MELESATNYA kegiatan pembangunan di segala bidang membuat kebutuhan akan tanah dan/atau bangunan terus meningkat. Peningkatan kebutuhan ini menjadikan transaksi jual beli tanah dan/atau bangunan sebagai suatu aktivitas yang tidak dapat dilepaskan dari kehidupan masyarakat.
Transaksi jual beli tanah dan/atau bangunan juga tidak terlepas dari aspek pajak. Selain bea perolehan hak atas tanah dan bangunan (BPHTB) yang ditanggung pembeli, ada juga PPh final atas pengalihan hak atas tanah dan/atau bangunan (PHTB) yang harus ditanggung penjual.
Ketentuan terkait dengan PPh Final PHTB tercantum dalam Pasal 4 ayat (2) UU PPh, Peraturan Pemerintah No.34 Tahun 2016 (PP 34/2016), dan Peraturan Menteri Keuangan No. 261/PMK.03/2016 (PMK 261/2016).
Berdasarkan pada ketiga aturan itu, PPh Final PHTB adalah PPh bersifat final yang dikenakan atas penghasilan yang diterima atau diperoleh orang pribadi atau badan dari PHTB. Misal, penghasilan dari penjualan tanah.
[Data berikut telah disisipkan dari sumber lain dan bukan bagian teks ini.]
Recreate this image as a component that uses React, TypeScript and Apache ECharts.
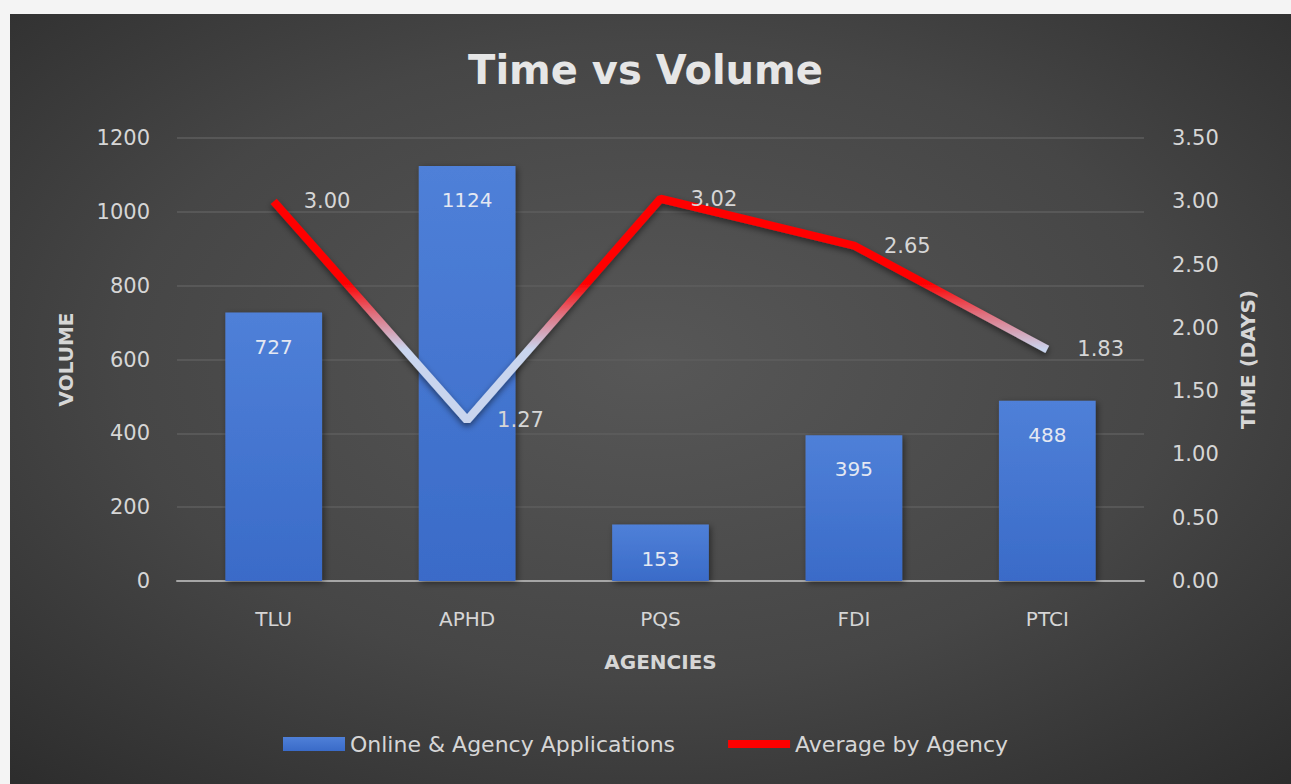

Selain PHTB, perjanjian pengikatan jual beli (PPJB) atas tanah dan/atau bangunan juga terutang PPh final dengan ketentuan serupa. Setelah membayarkan PPh terutang atas penghasilan dari PHTB atau PPJB, penjual atau pengalih tanah dan/atau bangunan harus memvalidasi surat setoran pajak (SSP) alias bukti pembayaran.
Validasi tersebut dapat disampaikan secara manual atau secara elektronik melalui e-PHTB. Dalam perkembangannya, Ditjen Pajak (DJP) mengembangkan dan merilis e-PHTB notaris/pejabat pembuat akta tanah (PPAT). Lantas, apa itu e-PHTB Notaris/PPAT?
Aplikasi e-PHTB Notaris/PPAT adalah layanan daring validasi SSP PPh PHTB yang disediakan dalam DJP dalam situs resminya. Fitur ini memungkinkan wajib pajak untuk menyampaikan permohonan validasi SSP PPh PHTB kepada KPP melalui notaris atau PPAT secara elektronik.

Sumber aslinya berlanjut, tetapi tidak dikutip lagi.